When I first bought Locked Down I liked a couple of tracks and was a bit underwhelmed by all the rest and told everyone who’d listen to me** that it was all very so-so.  I’m a cloth-eared idiot, ignore me – this is a brilliant LP, maybe a bit too subtle for me on first listen.

‘Locked Down’ and ‘Revolution’ sped away straight off the blocks and whacked me around the face.  Hurricane Katrina and its political aftermath are never directly mentioned on the LP, but you feel its presence behind a lot of Locked Down, particularly these two tracks.  The title track conjures up a soupy sixties-flavoured palette, with some great backing vocals and a real funky strut aided and abetted by the main man’s electric piano swirls.  ‘Revolution’ sounds older again, a step backwards to borrow some jazz-flavoured licks, appropriate for a song dealing with age-old-deadly-current issues,

Angels surrender, killed in their tracks
Babies, women raped
Leaders on their backs
Religious delusions
Stoned confusions
Prepare your Revolution
Is this the final solution?

The song shimmies and parps in all the right places, there’s anger in the words but not in the delivery.  My real big favourite ‘Big Shot’ is up next, sounding a little like a Cab Calloway / Cotton Club reject around the edges, with an almost pump organ sound, which stacks up nicely next to, the quite brilliant, ‘Ice Age’ which has, I kid you not, an African Township jive feel about its guitars and rhythm.  I really love this melting pot of ideas and details, there’s so much to listen to on this album, loads of little details in the mix, I keep discovering solos and instrumental touches that make me wonder if I was listening properly last time.  That can only be down to the sheer quality of the writing and production here, as always for Auerbach it sounds warm and punchy.
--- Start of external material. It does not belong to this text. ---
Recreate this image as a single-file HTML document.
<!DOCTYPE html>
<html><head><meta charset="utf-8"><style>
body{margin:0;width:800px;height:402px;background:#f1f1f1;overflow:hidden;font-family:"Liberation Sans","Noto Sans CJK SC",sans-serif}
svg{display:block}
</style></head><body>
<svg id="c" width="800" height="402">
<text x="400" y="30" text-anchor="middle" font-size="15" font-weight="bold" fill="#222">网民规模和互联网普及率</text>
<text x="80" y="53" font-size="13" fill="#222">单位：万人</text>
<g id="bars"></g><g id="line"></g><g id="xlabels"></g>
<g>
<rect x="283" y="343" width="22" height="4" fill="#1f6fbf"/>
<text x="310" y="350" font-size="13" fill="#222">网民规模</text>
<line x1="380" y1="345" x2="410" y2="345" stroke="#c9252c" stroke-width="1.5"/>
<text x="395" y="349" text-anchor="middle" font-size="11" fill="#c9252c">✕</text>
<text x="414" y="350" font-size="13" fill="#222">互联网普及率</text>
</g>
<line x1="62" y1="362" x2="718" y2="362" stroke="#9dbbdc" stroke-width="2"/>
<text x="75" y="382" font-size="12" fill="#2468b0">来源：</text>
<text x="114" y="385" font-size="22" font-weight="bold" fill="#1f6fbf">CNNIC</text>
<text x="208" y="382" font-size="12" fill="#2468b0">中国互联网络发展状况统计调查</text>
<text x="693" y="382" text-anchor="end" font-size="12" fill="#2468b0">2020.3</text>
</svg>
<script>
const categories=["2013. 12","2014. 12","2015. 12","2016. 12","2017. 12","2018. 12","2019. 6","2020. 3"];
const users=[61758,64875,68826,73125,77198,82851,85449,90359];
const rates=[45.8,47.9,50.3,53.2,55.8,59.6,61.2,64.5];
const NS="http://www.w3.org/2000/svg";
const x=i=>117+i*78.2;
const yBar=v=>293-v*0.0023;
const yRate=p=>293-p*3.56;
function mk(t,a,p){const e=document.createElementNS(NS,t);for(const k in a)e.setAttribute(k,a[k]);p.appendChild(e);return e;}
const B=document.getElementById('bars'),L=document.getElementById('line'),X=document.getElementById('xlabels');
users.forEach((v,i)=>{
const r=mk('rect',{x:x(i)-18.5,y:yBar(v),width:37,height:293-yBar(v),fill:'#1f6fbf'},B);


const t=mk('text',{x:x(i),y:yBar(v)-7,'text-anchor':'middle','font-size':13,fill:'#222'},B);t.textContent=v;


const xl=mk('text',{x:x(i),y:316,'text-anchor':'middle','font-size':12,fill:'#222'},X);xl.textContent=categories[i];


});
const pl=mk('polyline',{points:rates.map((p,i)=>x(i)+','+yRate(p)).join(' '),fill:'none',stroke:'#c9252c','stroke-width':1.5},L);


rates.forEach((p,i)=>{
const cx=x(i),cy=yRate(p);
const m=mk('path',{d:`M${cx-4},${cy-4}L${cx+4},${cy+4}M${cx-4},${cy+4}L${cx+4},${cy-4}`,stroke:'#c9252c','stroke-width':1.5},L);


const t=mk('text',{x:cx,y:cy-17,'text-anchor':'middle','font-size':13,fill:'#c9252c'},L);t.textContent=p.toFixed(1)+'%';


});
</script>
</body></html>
There’s a diverse bunch of styles and accents on Locked Down, but the one constant is a certain bluesy funky swing beat^, whether the song’s slow, or faster it’s still there.  There is an unseemly amount of lewd hip action throughout the album as a whole, thank God; even on the tracks that mention children, angels and God.  The band sound great, real fluid and slinky and the grand physician himself certainly hasn’t lost any of his touch behind the keyboard, whether driving the rhythm, or adding flavour and spice up top.

Sleeve notes!!!
The sleeve notes^* penned by Gabe Soria pretty much nail the whole affair, penned in Dr John’s own patented New-Awlins psycho-hepcattery jive-talk – think Lord Buckley on low voltage, he vamps on the whole Dr John / Mac Rebennack persona and the tale of how Locked Down came together and came good.  Soria characterises the album as, ‘an invitation to do a dirty grind in a backroom bar at 3AM and a call to go to church the next day’, sounds great to me and if the latter is the price of the former then so be it; this once.  Particularly if today’s hymn is the closing ‘God’s Sure Good’ with its thrust and Al Kooper-esque organ touches it elevates what could be a helping of soppy triteburger in the wrong hands, to a slice of soulful joy pie.  These are definitely the right hands.

The whole Locked Down experience has been, to commit a back catalogue burglarwordization Right Place, Right Time, Right Hands!

581 Down.

PS: a sticker on my LP proudly tells me that this album, which is admittedly GREAT sounding on vinyl, was ‘plated and pressed at Pallas, Diepholz, Germany’.  This is a demonstrably good thing.

*You see what I did there? I’m so clever! You really are totes honoured to read these words that I done squeeze out of my head, y’all.

**mostly my cat and dog, the expressions on the faces of creatures with fewer legs when I bang on about music tend to glaze over immediately before they employ those legs to back away.

^does that even make sense?  Is that a real thing, or have I just nailed a load of unrelated words together? I have no idea, I’ll just plough on regardless for now.  Locked Down did win the 2013 Grammy award for best blues album, so I may be onto something there.

^*SLEEVE NOTES!! Surely I don’t need to tell you again how much I love sleeve notes!!